Indiana Passes Law To Prohibit Public Contact With Big Cats and Bears



A new law in Indiana will prohibit the public from making direct contact with big cats and bears beginning July 1, 2022.

This new law will protect the animals who have been subjected to public handling and forced to live in facilities in the state. Roadside zoo operators often pull young animals away from their mothers immediately after birth to use and abuse them for profit at their zoos. The cubs are often passed around to customers for petting and bottle feeding until they are a few months old. When they are too big for ‘cub activities’, they discard them.

The new law will ban public contact with big cats and bears and will prevent these animals from being taken out of their homes and mothers’ arms in the first place.

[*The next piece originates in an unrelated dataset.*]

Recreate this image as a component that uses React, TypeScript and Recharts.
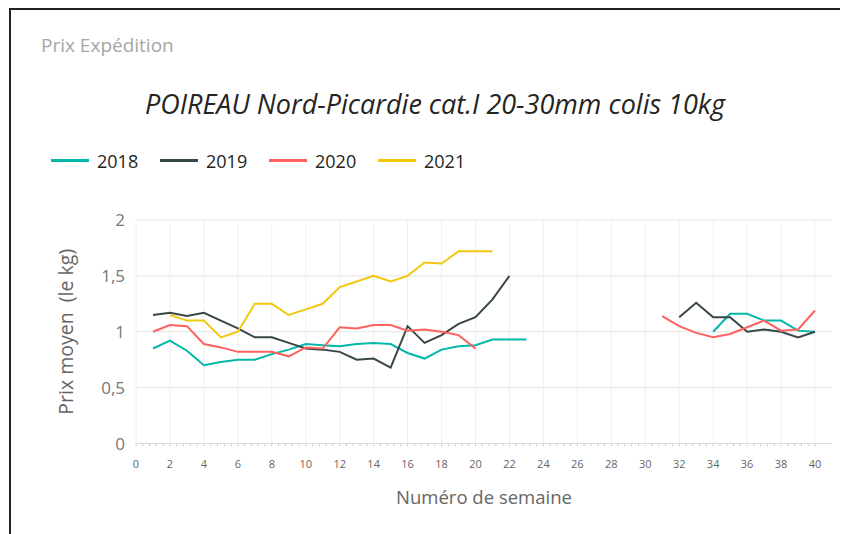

Samantha Morton, Indiana state director for the Humane Society of the United States, who worked with lawmakers on this bill, said, “By passing this bill, Indiana has acknowledged that big cats and bears are not props or business commodities and should not be languishing at roadside zoos for the sake of a photo op by the paying public. Besides the cruelty to these wild animals, this is a risk to public safety.”

Law enforcement authorities have removed animals from facilities in Charlestown, Flat Rock, Idaville, Gary, and other locations across Indiana, according to The Reporter. Most famously, they removed animals from Tim Stark’s Wildlife zoo, which was featured in the Netflix series “Tiger King”. Stark’s zoo was shut down in November 2020, and he had 16 tigers, six lions, seven tiger-lion hybrids, six cougars, two leopards, and three bears on the property.

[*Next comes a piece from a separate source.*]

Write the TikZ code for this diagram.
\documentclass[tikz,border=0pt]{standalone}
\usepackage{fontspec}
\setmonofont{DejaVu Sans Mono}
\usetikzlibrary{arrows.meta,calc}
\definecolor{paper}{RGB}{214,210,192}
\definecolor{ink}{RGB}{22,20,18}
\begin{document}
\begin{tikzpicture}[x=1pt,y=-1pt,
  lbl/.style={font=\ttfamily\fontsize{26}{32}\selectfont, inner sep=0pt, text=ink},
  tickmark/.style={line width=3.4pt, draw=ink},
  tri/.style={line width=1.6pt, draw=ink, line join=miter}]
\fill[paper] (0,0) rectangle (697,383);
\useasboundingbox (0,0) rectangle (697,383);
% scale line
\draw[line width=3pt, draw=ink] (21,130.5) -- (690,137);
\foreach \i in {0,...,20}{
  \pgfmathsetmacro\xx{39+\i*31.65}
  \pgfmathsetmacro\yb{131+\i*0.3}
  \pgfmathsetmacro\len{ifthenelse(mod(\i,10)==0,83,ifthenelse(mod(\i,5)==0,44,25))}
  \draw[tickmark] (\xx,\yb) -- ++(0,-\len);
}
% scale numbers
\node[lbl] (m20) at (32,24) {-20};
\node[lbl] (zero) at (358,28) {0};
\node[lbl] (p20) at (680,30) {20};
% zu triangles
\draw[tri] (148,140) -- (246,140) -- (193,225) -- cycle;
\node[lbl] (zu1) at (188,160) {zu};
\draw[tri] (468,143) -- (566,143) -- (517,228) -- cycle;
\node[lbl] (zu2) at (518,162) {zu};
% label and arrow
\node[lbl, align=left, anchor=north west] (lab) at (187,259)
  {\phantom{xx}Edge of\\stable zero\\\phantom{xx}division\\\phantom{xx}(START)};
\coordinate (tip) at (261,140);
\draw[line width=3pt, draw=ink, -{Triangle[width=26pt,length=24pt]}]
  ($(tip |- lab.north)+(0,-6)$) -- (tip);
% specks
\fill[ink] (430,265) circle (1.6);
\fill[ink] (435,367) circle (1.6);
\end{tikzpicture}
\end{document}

Source: PETA (People for the Ethical Treatment of Animals)/Youtube

Over the years, dozens of citations for he received violations of the federal Animal Welfare Act. Finally, in 2021, the Indiana Attorney General won a lawsuit against Stark for abuse and neglect of animals. The more than 200 animals that were at his facility were confiscated with an estimated cost of $95,676 to the state.

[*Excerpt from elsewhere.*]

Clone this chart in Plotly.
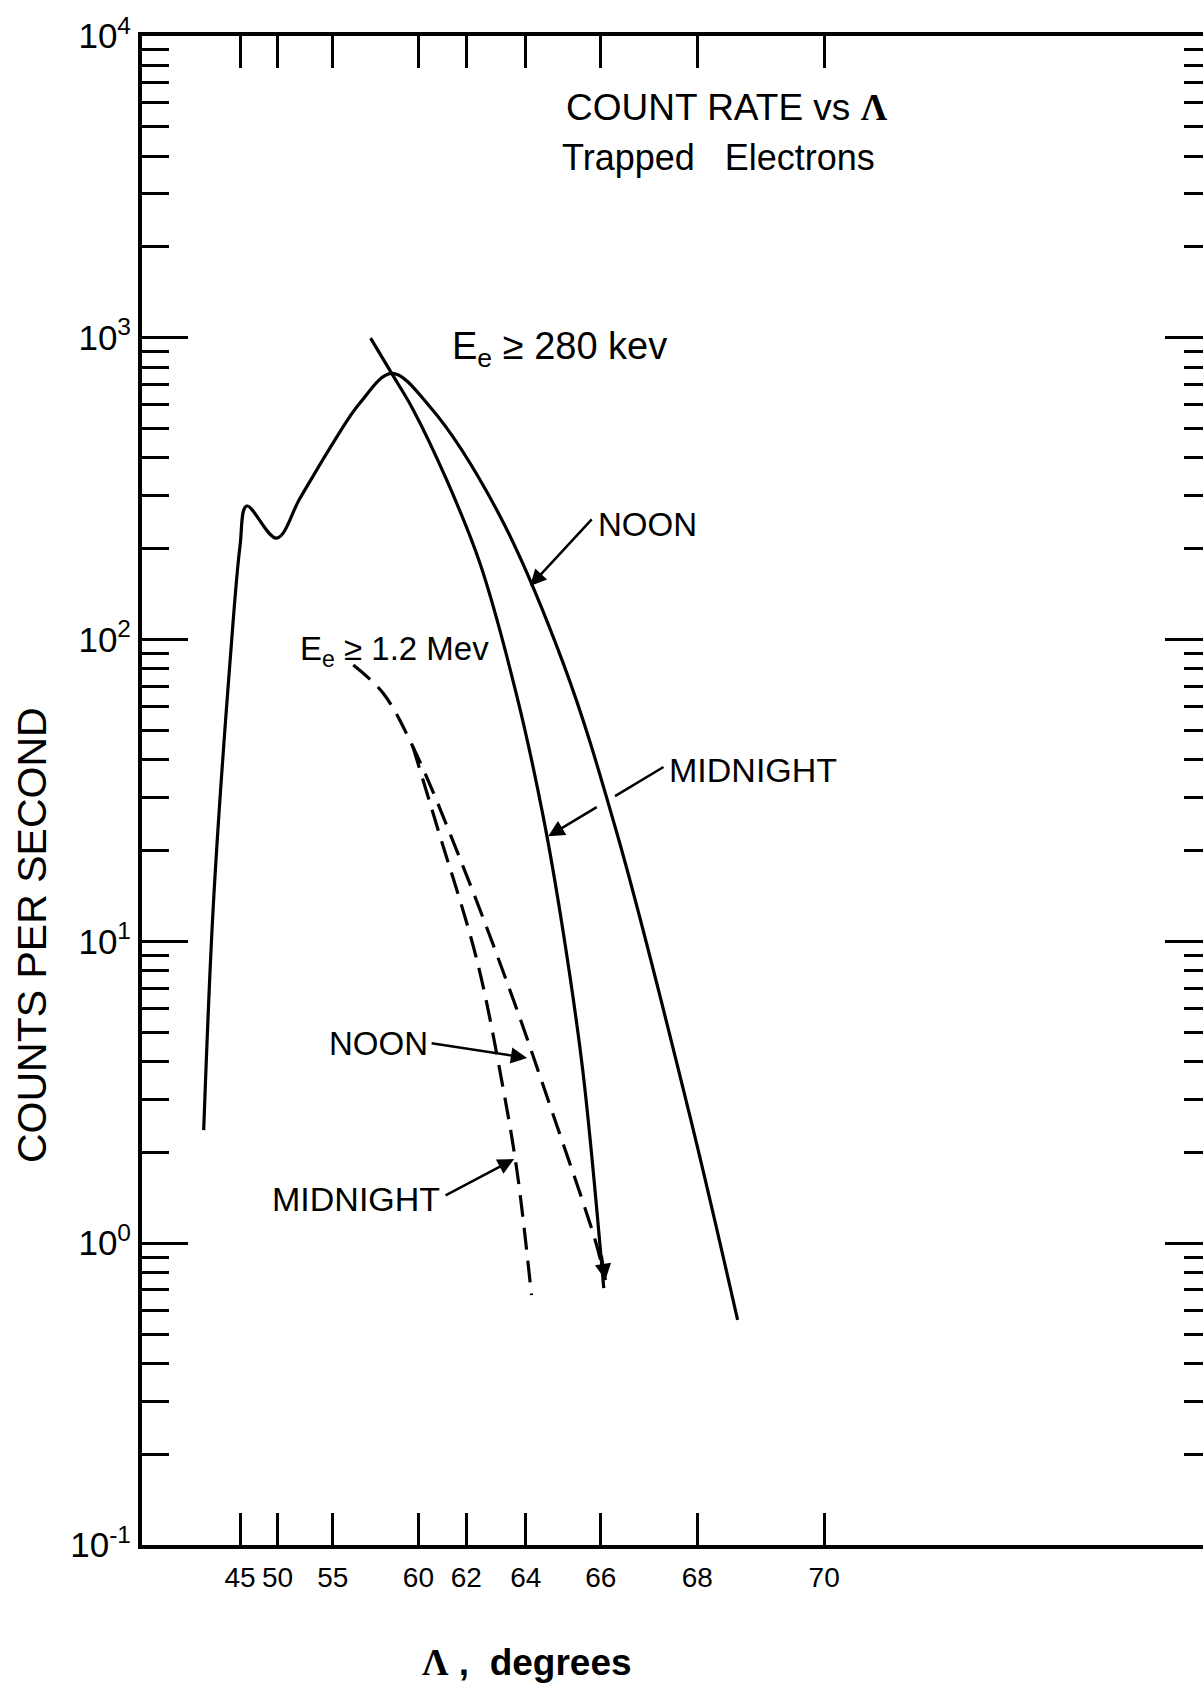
import numpy as np
import plotly.graph_objects as go

# ---------------- data ----------------
# invariant latitude Lambda (degrees) and counts per second
noon_280_lat = [37.6, 39.94, 43.30, 45.0, 46.03, 49.9, 52.29, 55.02, 56.85, 58.68,
                60.52, 63.08, 65.06, 66.37, 67.86, 68.70]
noon_280_cps = [2.37, 13.2, 84.3, 204, 277, 217, 294, 448, 608, 762,
                591, 269, 83.4, 22.9, 2.66, 0.557]

midnight_280_lat = [57.5, 58.68, 59.76, 61.23, 62.50, 63.72, 64.51, 65.06, 65.57, 66.07]
midnight_280_cps = [998, 762, 577, 338, 179, 65.5, 25.9, 10.7, 3.66, 0.71]

noon_1200_lat = [56.43, 58.21, 59.74, 61.88, 63.62, 64.77, 65.86, 66.11]
noon_1200_cps = [82.4, 66.5, 44.2, 17.7, 6.4, 2.7, 1.03, 0.755]

midnight_1200_lat = [59.74, 60.81, 62.39, 63.30, 63.74, 64.17]
midnight_1200_cps = [44.2, 24.3, 8.67, 3.22, 1.71, 0.673]

x_tick_lat = [45, 50, 55, 60, 62, 64, 66, 68, 70]
y_decades = [-1, 0, 1, 2, 3, 4]
y_tick_text = ["10<sup>-1</sup>", "10<sup>0</sup>", "10<sup>1</sup>", "10<sup>2</sup>", "10<sup>3</sup>", "10<sup>4</sup>"]

# ---------------- helpers ----------------
def Lval(lat):
    """The abscissa is linear in L = 1/cos^2(Lambda)."""
    lat = np.asarray(lat, dtype=float)
    return 1.0 / np.cos(np.radians(lat)) ** 2

FIG_W, FIG_H = 1203, 1685
ML, MR, MT, MB = 142, 0, 36, 140
PW, PH = FIG_W - ML - MR, FIG_H - MT - MB

def px(xp, yp):
    return (xp - ML) / PW, (FIG_H - MB - yp) / PH

FONT = "Liberation Sans"
BLACK = "black"
LAM = '<span style="font-family:Liberation Serif"><b>Λ</b></span>'

major_vals = [10.0 ** k for k in y_decades]
minor_vals = [m * 10.0 ** k for k in y_decades[:-1] for m in range(2, 10)]

fig = go.Figure()

solid = dict(color=BLACK, width=3.2, shape="spline", smoothing=1.0)
dashed = dict(color=BLACK, width=3.2, shape="spline", smoothing=1.0, dash="22px,11px")

fig.add_trace(go.Scatter(x=Lval(noon_280_lat), y=noon_280_cps, mode="lines", line=solid, name="Noon 280 keV"))
fig.add_trace(go.Scatter(x=Lval(midnight_280_lat), y=midnight_280_cps, mode="lines", line=solid, name="Midnight 280 keV"))
fig.add_trace(go.Scatter(x=Lval(noon_1200_lat), y=noon_1200_cps, mode="lines", line=dashed, name="Noon 1.2 MeV"))
fig.add_trace(go.Scatter(x=Lval(midnight_1200_lat), y=midnight_1200_cps, mode="lines", line=dashed, name="Midnight 1.2 MeV"))
fig.add_trace(go.Scatter(x=[None], y=[None], yaxis="y2", showlegend=False, hoverinfo="skip"))

L_left = 2.0 - 98.0 / 89.2
L_right = L_left + PW / 89.2

fig.update_layout(
    width=FIG_W, height=FIG_H,
    margin=dict(l=ML, r=MR, t=MT, b=MB),
    paper_bgcolor="white", plot_bgcolor="white",
    showlegend=False,
    font=dict(family=FONT, color=BLACK),
    xaxis=dict(
        range=[L_left, L_right],
        tickvals=Lval(x_tick_lat).tolist(), ticktext=[str(t) for t in x_tick_lat],
        ticks="inside", ticklen=32, tickwidth=2.5, tickcolor=BLACK,
        showline=True, linewidth=4, linecolor=BLACK, mirror="ticks",
        showgrid=False, zeroline=False,
        tickfont=dict(family=FONT, size=28, color=BLACK),
        ticklabelstandoff=4,
    ),
    yaxis=dict(
        type="log", range=[-1, 4],
        tickvals=major_vals, ticktext=y_tick_text,
        ticks="inside", ticklen=46, tickwidth=3, tickcolor=BLACK,
        showline=True, linewidth=4, linecolor=BLACK,
        showgrid=False, zeroline=False,
        tickfont=dict(family=FONT, size=35, color=BLACK),
        ticklabelstandoff=0,
        minor=dict(tickvals=minor_vals, ticks="inside", ticklen=27, tickwidth=2.5, tickcolor=BLACK, showgrid=False),
    ),
    yaxis2=dict(
        type="log", range=[-1, 4], overlaying="y", side="right",
        tickvals=major_vals, showticklabels=False,
        ticks="inside", ticklen=38, tickwidth=3, tickcolor=BLACK,
        showline=False, showgrid=False, zeroline=False,
        minor=dict(tickvals=minor_vals, ticks="inside", ticklen=19, tickwidth=2.5, tickcolor=BLACK, showgrid=False),
    ),
)

def label(text, xp, yp, size, **kw):
    x, y = px(xp, yp)
    fig.add_annotation(x=x, y=y, xref="paper", yref="paper", text=text, showarrow=False,
                       xanchor="center", yanchor="middle",
                       font=dict(family=FONT, size=size, color=BLACK), **kw)

label("COUNT RATE vs " + LAM, 727, 107, 37)
label("Trapped   Electrons", 718, 157, 36)
label("E<sub>e</sub> ≥ 280 kev", 559, 349, 38)
label("NOON", 647, 524, 33)
label("MIDNIGHT", 753, 770, 34)
label("E<sub>e</sub> ≥ 1.2 Mev", 394, 651, 33)
label("NOON", 378, 1043, 33)
label("MIDNIGHT", 356, 1199, 34)
label(LAM + " <b>,  degrees</b>", 527, 1663, 37)
label("COUNTS PER SECOND", 32, 935, 41, textangle=-90)

def arrow(lat, cps, ax, ay, head=2):
    fig.add_annotation(x=float(Lval(lat)), y=float(np.log10(cps)), xref="x", yref="y",
                       ax=ax, ay=ay, axref="pixel", ayref="pixel", text="",
                       showarrow=True, arrowhead=head, arrowsize=1.3, arrowwidth=2.5,
                       arrowcolor=BLACK, standoff=0, startstandoff=0)

arrow(64.13, 150.6, 63, -68)      # NOON 280 keV
arrow(66.33, 30.3, 50, -30, 0)    # MIDNIGHT 280 keV, tail part (gap where it crosses the noon curve)
arrow(64.65, 22.3, 50, -30)       # MIDNIGHT 280 keV, head part
arrow(64.04, 4.11, -97, -15)      # NOON 1.2 MeV
arrow(63.64, 1.90, -70, 37)       # MIDNIGHT 1.2 MeV
arrow(66.11, 0.755, -4, -26)      # end of noon 1.2 MeV curve

fig.write_html("out.html")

“Several people, including children, were bitten and scratched by tigers at Stark’s Wildlife in Need between 2014 and 2015,” Morton said.

Taking these animals from the wild for our enjoyment is driving them toward extinction, which not only eliminates a species but puts others in danger by disrupting delicate ecosystems. Exotic animals belong in the wild, and there’s no way an animal can be happy living in those conditions or stuck alone in a cage for endless hours.